The FINANCIAL — Thailand’s exports recorded a sharp fall in February largely due to a slower-than-expected global economic recovery and lower global oil and farm product prices, according to the Ministry of Commerce.
Based on raw customs data, exports in February totaled $17.23 billion–a 6.14% on-year decline–while imports rose 1.47% on-year to $16.84 billion, permanent secretary to the Commerce Ministry Chutima Bunyapraphasara said on March 26.
“Thailand’s exports were pulled lower by a 12.5% drop in agriculture product and agro-industry shipments,” Ms. Chutima said, adding that a relatively strong baht currency also contributed to the weaker exports.

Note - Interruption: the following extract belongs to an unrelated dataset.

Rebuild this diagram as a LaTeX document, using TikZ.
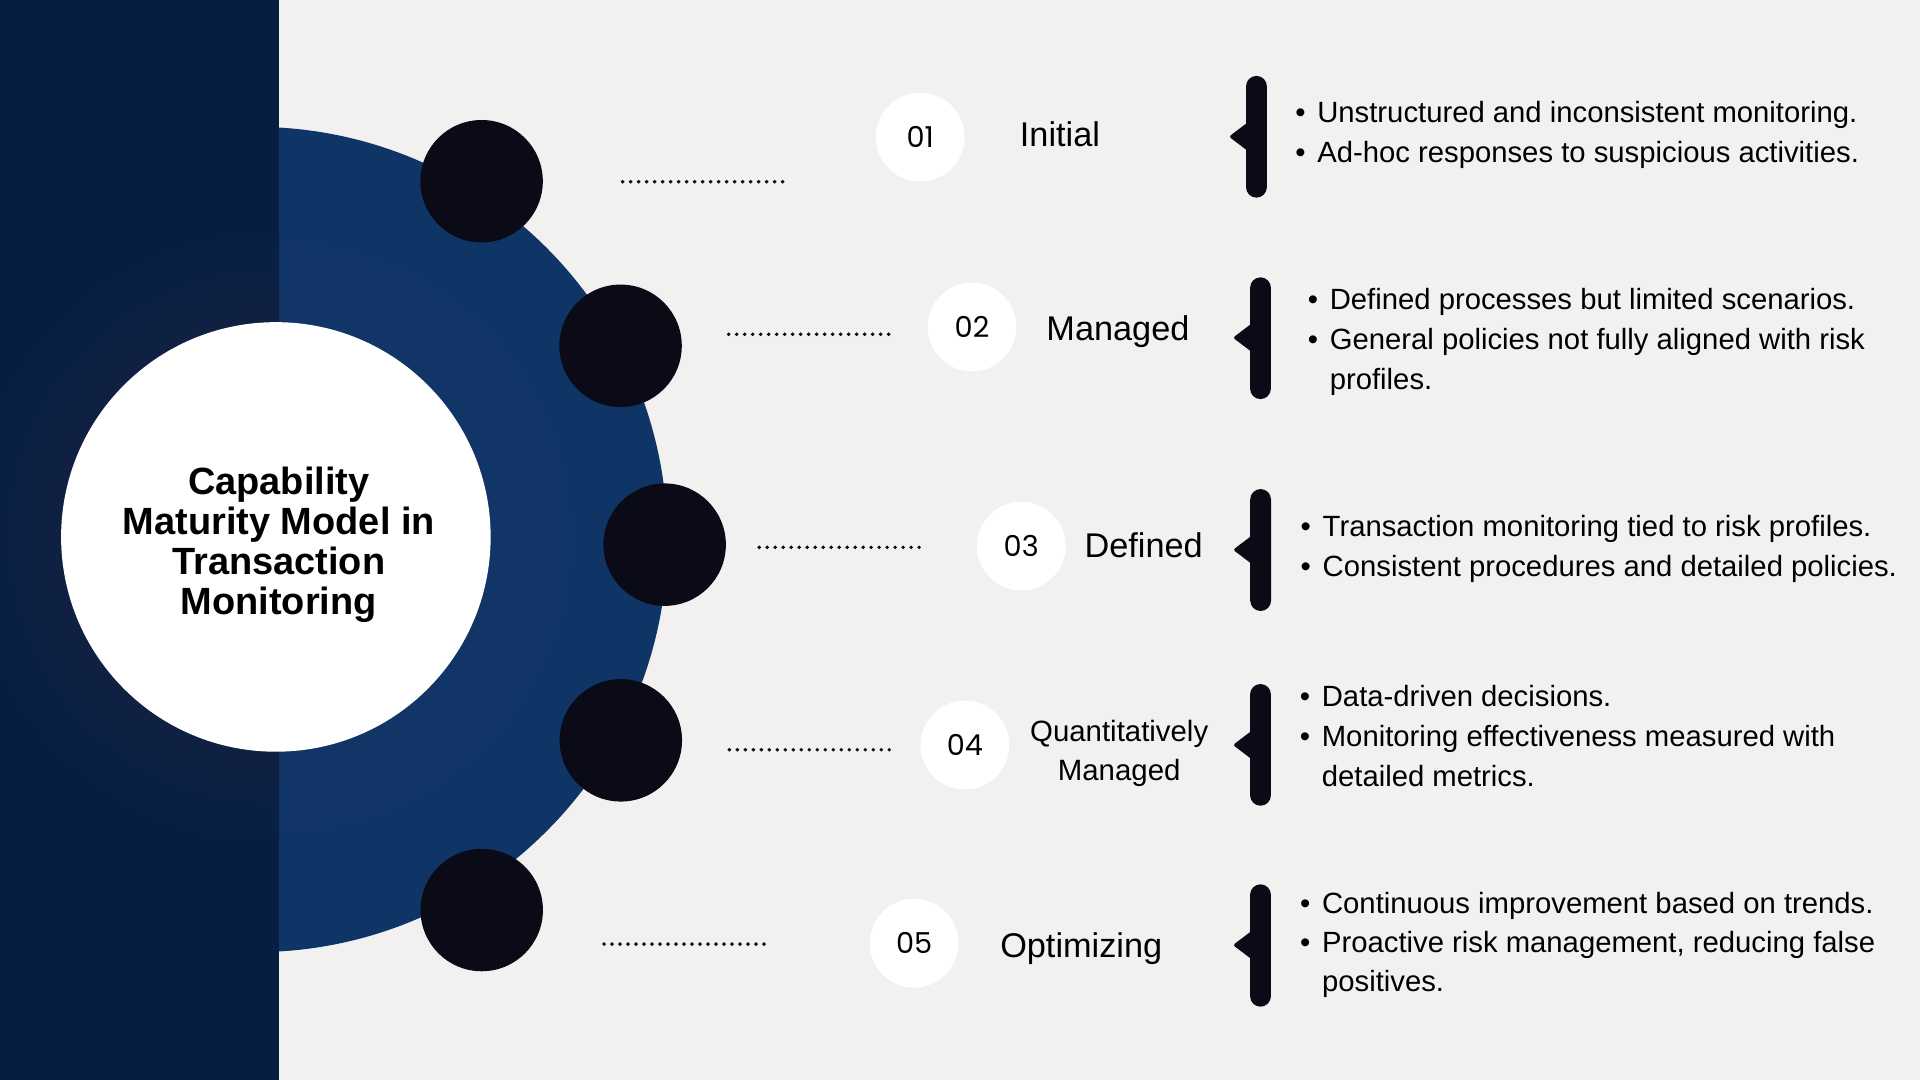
\documentclass[tikz,border=0pt]{standalone}
\usepackage{fontspec}
\setmainfont{Liberation Sans}
\newfontfamily\numfont{Poppins}
\definecolor{bgc}{HTML}{F2F1EF}
\definecolor{stripc}{HTML}{061E42}
\definecolor{bluec}{HTML}{0E3566}
\definecolor{darkc}{HTML}{0A0B17}
\definecolor{stripglow}{HTML}{3A4A66}
\definecolor{blueglow}{HTML}{3A5A8A}
\newcommand\mybracket[4]{%
  \fill[darkc, rounded corners=8.5pt] (#1-8.5,#2) rectangle (#1+8.5,#3);
  \fill[darkc, rounded corners=2pt] (#1-6,#4-12.5) -- (#1-22.5,#4) -- (#1-6,#4+12.5) -- cycle;}
\begin{document}
\begin{tikzpicture}[x=1pt,y=-1pt,
  darkdot/.style={circle, fill=darkc, minimum size=100pt, inner sep=0pt},
  numcirc/.style={circle, fill=white, minimum size=72.5pt, inner sep=0pt, text=black,
    font=\numfont\fontsize{23.5}{23.5}\selectfont},
  stage/.style={anchor=base, inner sep=0pt, text=black, font=\fontsize{28}{28}\selectfont},
  stagesm/.style={anchor=base, inner sep=0pt, text=black, font=\fontsize{24}{24}\selectfont},
  item/.style={anchor=base west, inner sep=0pt, text=black, font=\fontsize{23.9}{23.9}\selectfont},
  dotline/.style={darkc, line width=3.2pt, line cap=round, dash pattern=on 0pt off 6.53pt},
  titlenode/.style={align=center, inner sep=0pt, text=black, font=\bfseries\fontsize{31}{32.7}\selectfont}]
\newcommand\bul{\makebox[18pt][l]{\textbullet}}
\useasboundingbox (0,0) rectangle (1568,882);
\fill[bgc] (0,0) rectangle (1568,882);
% big blue disc with a soft glow round the centre
\fill[bluec] (208,440.6) circle (337);
\begin{scope}
  \clip (208,440.6) circle (337);
  \foreach \r in {184,192,...,248} \fill[blueglow, opacity=0.025] (225.3,438.5) circle (\r);
\end{scope}
% left strip with the same glow
\fill[stripc] (0,0) rectangle (227.5,882);
\begin{scope}
  \clip (0,0) rectangle (227.5,882);
  \foreach \r in {184,192,...,248} \fill[stripglow, opacity=0.025] (225.3,438.5) circle (\r);
\end{scope}
% central white disc
\fill[white] (225.3,438.5) circle (175.4);
\node[titlenode] (title) at (227.7,445.2) {Capability\\Maturity Model in\\Transaction\\Monitoring};
% dark dots on the rim
\node[darkdot] (d1) at (393.3,148) {};
\node[darkdot] (d2) at (506.8,282.4) {};
\node[darkdot] (d3) at (542.8,444.8) {};
\node[darkdot] (d4) at (507,604.6) {};
\node[darkdot] (d5) at (393.4,743.2) {};
% dotted leaders
\coordinate (p1a) at (508.5,148.4); \coordinate (p1b) at (639.2,148.4);
\coordinate (p2a) at (595.1,273.0); \coordinate (p2b) at (725.8,273.0);
\coordinate (p3a) at (620.0,447.0); \coordinate (p3b) at (750.7,447.0);
\coordinate (p4a) at (595.6,612.3); \coordinate (p4b) at (726.3,612.3);
\coordinate (p5a) at (493.3,771.0); \coordinate (p5b) at (624.0,771.0);
\draw[dotline] (p1a) -- (p1b);
\draw[dotline] (p2a) -- (p2b);
\draw[dotline] (p3a) -- (p3b);
\draw[dotline] (p4a) -- (p4b);
\draw[dotline] (p5a) -- (p5b);
% number discs
\node[numcirc] (n1) at (751.5,112) {01};
\node[numcirc] (n2) at (793.8,267) {02};
\node[numcirc] (n3) at (834,446) {03};
\node[numcirc] (n4) at (788,608.5) {04};
\node[numcirc] (n5) at (746.5,770.3) {05};
% stage names
\node[stage] (l1) at (865.6,119.8) {Initial};
\node[stage] (l2) at (913,278.2) {Managed};
\node[stage] (l3) at (934,455.5) {Defined};
\node[stagesm] (l4a) at (914,605.2) {Quantitatively};
\node[stagesm] (l4b) at (914,637.5) {Managed};
\node[stage] (l5) at (883,782) {Optimizing};
% brackets
\mybracket{1026.1}{62}{161.4}{111.6}
\mybracket{1029.4}{226.5}{325.9}{275.8}
\mybracket{1029.5}{399.4}{499}{449}
\mybracket{1029.4}{558.6}{658}{608.4}
\mybracket{1029.4}{722.2}{822.1}{771.8}
% descriptions
\node[item] (i1a) at (1057.6,100.2) {\bul Unstructured and inconsistent monitoring.};
\node[item] (i1b) at (1057.6,132.6) {\bul Ad-hoc responses to suspicious activities.};
\node[item] (i2a) at (1067.8,253.0) {\bul Defined processes but limited scenarios.};
\node[item] (i2b) at (1067.8,285.8) {\bul General policies not fully aligned with risk};
\node[item] (i2c) at (1085.8,318.5) {profiles.};
\node[item] (i3a) at (1062.0,438.3) {\bul Transaction monitoring tied to risk profiles.};
\node[item] (i3b) at (1062.0,470.6) {\bul Consistent procedures and detailed policies.};
\node[item] (i4a) at (1061.3,577.0) {\bul Data-driven decisions.};
\node[item] (i4b) at (1061.3,609.8) {\bul Monitoring effectiveness measured with};
\node[item] (i4c) at (1079.3,642.5) {detailed metrics.};
\node[item] (i5a) at (1061.5,745.9) {\bul Continuous improvement based on trends.};
\node[item] (i5b) at (1061.5,777.9) {\bul Proactive risk management, reducing false};
\node[item] (i5c) at (1079.5,809.9) {positives.};
\end{tikzpicture}
\end{document}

Rubber shipments continued to be a major drag, plunging 39.7%, which the ministry attributed to weak global demand and excess supply, according to Nasdaq.
Despite the continued fall in exports, Thailand posted a trade surplus of $390 million in February, an improvement from a $457 million deficit in January.
During the first two months of 2015, Thailand’s overseas shipments have fallen 4.82% year-over-year, while imports have dropped 6.69% on-year.
Nevertheless, Ms. Chutima is hopeful that exports will start to improve based on the increased imports of raw materials, which rose 12.7% in February.
Kasikorn Research Center said Thai shipments may start to pick up around the second half of 2015, when signals of an economic recovery in the country’s trading partners should be clearer, provided that global oil prices return to trade within a “more stable” range.
Thailand’s exports contracted 0.41% in 2014 and the commerce ministry has projected 2015 export growth at 4.0%.
Ahead of March 26 release, Commerce Minister Gen. Chatchai Sarikulya said the ministry will review the growth estimate after all data from the first quarter of 2015 is available.